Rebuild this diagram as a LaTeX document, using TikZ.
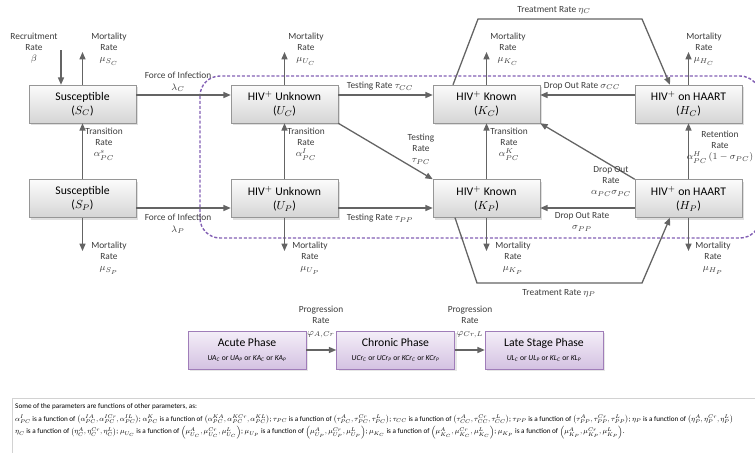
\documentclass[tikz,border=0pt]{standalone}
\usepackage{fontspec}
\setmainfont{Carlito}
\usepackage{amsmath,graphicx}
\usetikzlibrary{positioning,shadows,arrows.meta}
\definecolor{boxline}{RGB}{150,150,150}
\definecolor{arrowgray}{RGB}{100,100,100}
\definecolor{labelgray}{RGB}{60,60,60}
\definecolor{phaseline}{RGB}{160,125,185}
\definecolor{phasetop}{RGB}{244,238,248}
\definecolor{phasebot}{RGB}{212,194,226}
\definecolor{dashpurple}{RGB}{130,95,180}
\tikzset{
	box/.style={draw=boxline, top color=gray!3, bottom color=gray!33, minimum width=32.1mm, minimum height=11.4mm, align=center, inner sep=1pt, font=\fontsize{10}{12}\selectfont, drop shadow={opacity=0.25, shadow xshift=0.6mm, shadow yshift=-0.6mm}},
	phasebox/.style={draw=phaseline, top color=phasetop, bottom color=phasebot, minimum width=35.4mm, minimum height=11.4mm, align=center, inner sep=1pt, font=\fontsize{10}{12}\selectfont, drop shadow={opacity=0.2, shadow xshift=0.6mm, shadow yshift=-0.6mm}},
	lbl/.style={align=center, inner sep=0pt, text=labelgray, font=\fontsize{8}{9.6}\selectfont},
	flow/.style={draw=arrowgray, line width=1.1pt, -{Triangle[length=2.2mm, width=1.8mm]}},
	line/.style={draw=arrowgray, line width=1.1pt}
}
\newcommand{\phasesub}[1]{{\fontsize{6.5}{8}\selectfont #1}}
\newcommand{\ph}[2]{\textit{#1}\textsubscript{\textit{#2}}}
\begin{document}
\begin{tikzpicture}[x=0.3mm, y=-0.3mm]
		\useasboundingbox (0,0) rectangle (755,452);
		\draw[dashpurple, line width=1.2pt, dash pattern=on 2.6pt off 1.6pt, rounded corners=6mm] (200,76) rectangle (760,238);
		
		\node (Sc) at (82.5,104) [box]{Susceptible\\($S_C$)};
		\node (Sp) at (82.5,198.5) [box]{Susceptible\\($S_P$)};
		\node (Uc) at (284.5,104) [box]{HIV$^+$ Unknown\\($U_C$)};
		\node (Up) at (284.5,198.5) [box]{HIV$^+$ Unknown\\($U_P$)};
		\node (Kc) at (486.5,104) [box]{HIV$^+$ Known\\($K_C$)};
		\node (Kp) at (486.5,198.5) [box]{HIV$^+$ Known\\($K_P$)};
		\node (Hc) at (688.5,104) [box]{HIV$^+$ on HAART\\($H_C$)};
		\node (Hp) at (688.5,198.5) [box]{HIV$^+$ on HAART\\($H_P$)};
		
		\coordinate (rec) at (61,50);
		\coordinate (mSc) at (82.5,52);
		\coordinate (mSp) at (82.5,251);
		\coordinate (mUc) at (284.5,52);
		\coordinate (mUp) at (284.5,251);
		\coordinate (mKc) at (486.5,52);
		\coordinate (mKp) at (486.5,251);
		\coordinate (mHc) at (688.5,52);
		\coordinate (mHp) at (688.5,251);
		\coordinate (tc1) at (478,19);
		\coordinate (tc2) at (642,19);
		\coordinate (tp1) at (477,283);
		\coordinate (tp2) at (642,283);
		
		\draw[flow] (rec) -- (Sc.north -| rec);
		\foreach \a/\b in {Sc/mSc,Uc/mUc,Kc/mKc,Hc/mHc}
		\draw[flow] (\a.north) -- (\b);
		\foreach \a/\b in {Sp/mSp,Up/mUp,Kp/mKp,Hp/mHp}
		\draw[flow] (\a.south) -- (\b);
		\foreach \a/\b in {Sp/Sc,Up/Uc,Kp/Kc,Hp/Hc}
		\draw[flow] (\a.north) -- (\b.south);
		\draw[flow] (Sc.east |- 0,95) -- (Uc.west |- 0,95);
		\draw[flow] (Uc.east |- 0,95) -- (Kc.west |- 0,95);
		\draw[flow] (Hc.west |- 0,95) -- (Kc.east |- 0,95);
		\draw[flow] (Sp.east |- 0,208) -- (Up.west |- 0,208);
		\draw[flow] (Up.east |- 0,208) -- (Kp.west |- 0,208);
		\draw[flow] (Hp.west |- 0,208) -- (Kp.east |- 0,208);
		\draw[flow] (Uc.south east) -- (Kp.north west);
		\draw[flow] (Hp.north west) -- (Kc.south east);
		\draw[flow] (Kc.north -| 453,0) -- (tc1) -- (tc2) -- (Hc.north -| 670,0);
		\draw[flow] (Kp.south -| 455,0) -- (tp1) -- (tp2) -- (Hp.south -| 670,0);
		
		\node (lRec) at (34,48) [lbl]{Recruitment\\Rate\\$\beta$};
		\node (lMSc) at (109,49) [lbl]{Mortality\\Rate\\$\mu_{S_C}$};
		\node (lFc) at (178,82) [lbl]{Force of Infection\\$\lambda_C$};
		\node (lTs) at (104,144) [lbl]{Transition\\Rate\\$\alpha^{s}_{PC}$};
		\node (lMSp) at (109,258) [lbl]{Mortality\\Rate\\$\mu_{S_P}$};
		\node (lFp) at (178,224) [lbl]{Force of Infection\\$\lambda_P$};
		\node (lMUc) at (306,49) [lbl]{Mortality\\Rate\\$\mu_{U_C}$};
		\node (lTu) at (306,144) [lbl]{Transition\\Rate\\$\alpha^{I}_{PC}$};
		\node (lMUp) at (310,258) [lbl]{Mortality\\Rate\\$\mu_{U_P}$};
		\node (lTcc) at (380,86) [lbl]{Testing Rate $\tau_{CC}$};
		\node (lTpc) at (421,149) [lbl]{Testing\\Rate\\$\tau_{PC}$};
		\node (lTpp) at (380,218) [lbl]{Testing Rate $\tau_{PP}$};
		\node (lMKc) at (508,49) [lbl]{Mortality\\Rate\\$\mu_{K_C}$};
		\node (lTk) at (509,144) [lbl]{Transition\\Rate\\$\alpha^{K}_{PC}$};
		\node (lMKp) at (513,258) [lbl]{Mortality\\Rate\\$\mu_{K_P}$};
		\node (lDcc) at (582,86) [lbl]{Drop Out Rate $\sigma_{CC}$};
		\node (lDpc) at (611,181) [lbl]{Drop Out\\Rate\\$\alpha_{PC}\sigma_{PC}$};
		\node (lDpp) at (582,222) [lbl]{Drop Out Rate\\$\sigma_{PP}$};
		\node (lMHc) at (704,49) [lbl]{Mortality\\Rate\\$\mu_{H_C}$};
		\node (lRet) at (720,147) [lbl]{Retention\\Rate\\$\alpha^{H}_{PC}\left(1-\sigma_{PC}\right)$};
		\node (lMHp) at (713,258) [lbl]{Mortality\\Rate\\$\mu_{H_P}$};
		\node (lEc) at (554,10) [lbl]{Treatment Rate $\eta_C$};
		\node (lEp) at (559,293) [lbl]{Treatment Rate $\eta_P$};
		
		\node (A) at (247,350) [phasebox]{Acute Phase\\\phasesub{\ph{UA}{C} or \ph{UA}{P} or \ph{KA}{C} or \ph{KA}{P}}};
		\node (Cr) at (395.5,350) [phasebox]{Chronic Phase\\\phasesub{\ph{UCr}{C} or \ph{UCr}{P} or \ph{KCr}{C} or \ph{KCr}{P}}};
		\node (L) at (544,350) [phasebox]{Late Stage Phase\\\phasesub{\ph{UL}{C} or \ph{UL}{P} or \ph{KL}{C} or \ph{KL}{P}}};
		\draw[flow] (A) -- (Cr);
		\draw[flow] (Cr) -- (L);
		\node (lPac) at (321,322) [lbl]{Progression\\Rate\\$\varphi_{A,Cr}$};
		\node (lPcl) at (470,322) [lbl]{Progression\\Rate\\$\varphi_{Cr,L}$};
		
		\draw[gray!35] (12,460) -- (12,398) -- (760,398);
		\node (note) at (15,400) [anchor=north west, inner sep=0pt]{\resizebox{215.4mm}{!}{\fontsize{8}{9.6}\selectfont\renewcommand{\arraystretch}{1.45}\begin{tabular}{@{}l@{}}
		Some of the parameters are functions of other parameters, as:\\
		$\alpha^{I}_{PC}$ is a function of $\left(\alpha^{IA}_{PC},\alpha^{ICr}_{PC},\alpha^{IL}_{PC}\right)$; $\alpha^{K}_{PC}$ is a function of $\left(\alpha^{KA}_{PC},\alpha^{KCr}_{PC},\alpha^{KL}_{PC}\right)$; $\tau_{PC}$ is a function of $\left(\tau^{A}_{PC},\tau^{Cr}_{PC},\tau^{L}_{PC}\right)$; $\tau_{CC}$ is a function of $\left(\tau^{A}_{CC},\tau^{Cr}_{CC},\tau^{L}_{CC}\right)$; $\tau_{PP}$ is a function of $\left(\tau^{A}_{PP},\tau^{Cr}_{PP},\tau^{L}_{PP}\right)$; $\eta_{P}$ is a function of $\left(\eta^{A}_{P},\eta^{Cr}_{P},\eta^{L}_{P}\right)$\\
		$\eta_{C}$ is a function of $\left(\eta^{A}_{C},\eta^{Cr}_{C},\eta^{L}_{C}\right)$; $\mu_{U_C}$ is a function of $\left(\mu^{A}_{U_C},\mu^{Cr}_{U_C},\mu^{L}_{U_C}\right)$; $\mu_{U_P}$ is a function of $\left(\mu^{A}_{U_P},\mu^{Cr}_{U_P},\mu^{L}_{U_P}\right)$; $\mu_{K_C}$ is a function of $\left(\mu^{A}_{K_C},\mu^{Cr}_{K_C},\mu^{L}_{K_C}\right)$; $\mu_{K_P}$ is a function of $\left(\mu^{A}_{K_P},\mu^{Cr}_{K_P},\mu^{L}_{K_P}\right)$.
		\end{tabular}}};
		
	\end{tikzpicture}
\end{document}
▬▬▬▬▬▬
**Instruction:** Begin at the first line of the data above and repeat each line exactly, stopping after the line containing "(200,76) rectangle (760,238);". Omit the pictures.

**Exercise output:**
Rebuild this diagram as a LaTeX document, using TikZ.
\documentclass[tikz,border=0pt]{standalone}
\usepackage{fontspec}
\setmainfont{Carlito}
\usepackage{amsmath,graphicx}
\usetikzlibrary{positioning,shadows,arrows.meta}
\definecolor{boxline}{RGB}{150,150,150}
\definecolor{arrowgray}{RGB}{100,100,100}
\definecolor{labelgray}{RGB}{60,60,60}
\definecolor{phaseline}{RGB}{160,125,185}
\definecolor{phasetop}{RGB}{244,238,248}
\definecolor{phasebot}{RGB}{212,194,226}
\definecolor{dashpurple}{RGB}{130,95,180}
\tikzset{
	box/.style={draw=boxline, top color=gray!3, bottom color=gray!33, minimum width=32.1mm, minimum height=11.4mm, align=center, inner sep=1pt, font=\fontsize{10}{12}\selectfont, drop shadow={opacity=0.25, shadow xshift=0.6mm, shadow yshift=-0.6mm}},
	phasebox/.style={draw=phaseline, top color=phasetop, bottom color=phasebot, minimum width=35.4mm, minimum height=11.4mm, align=center, inner sep=1pt, font=\fontsize{10}{12}\selectfont, drop shadow={opacity=0.2, shadow xshift=0.6mm, shadow yshift=-0.6mm}},
	lbl/.style={align=center, inner sep=0pt, text=labelgray, font=\fontsize{8}{9.6}\selectfont},
	flow/.style={draw=arrowgray, line width=1.1pt, -{Triangle[length=2.2mm, width=1.8mm]}},
	line/.style={draw=arrowgray, line width=1.1pt}
}
\newcommand{\phasesub}[1]{{\fontsize{6.5}{8}\selectfont #1}}
\newcommand{\ph}[2]{\textit{#1}\textsubscript{\textit{#2}}}
\begin{document}
\begin{tikzpicture}[x=0.3mm, y=-0.3mm]
		\useasboundingbox (0,0) rectangle (755,452);
		\draw[dashpurple, line width=1.2pt, dash pattern=on 2.6pt off 1.6pt, rounded corners=6mm] (200,76) rectangle (760,238);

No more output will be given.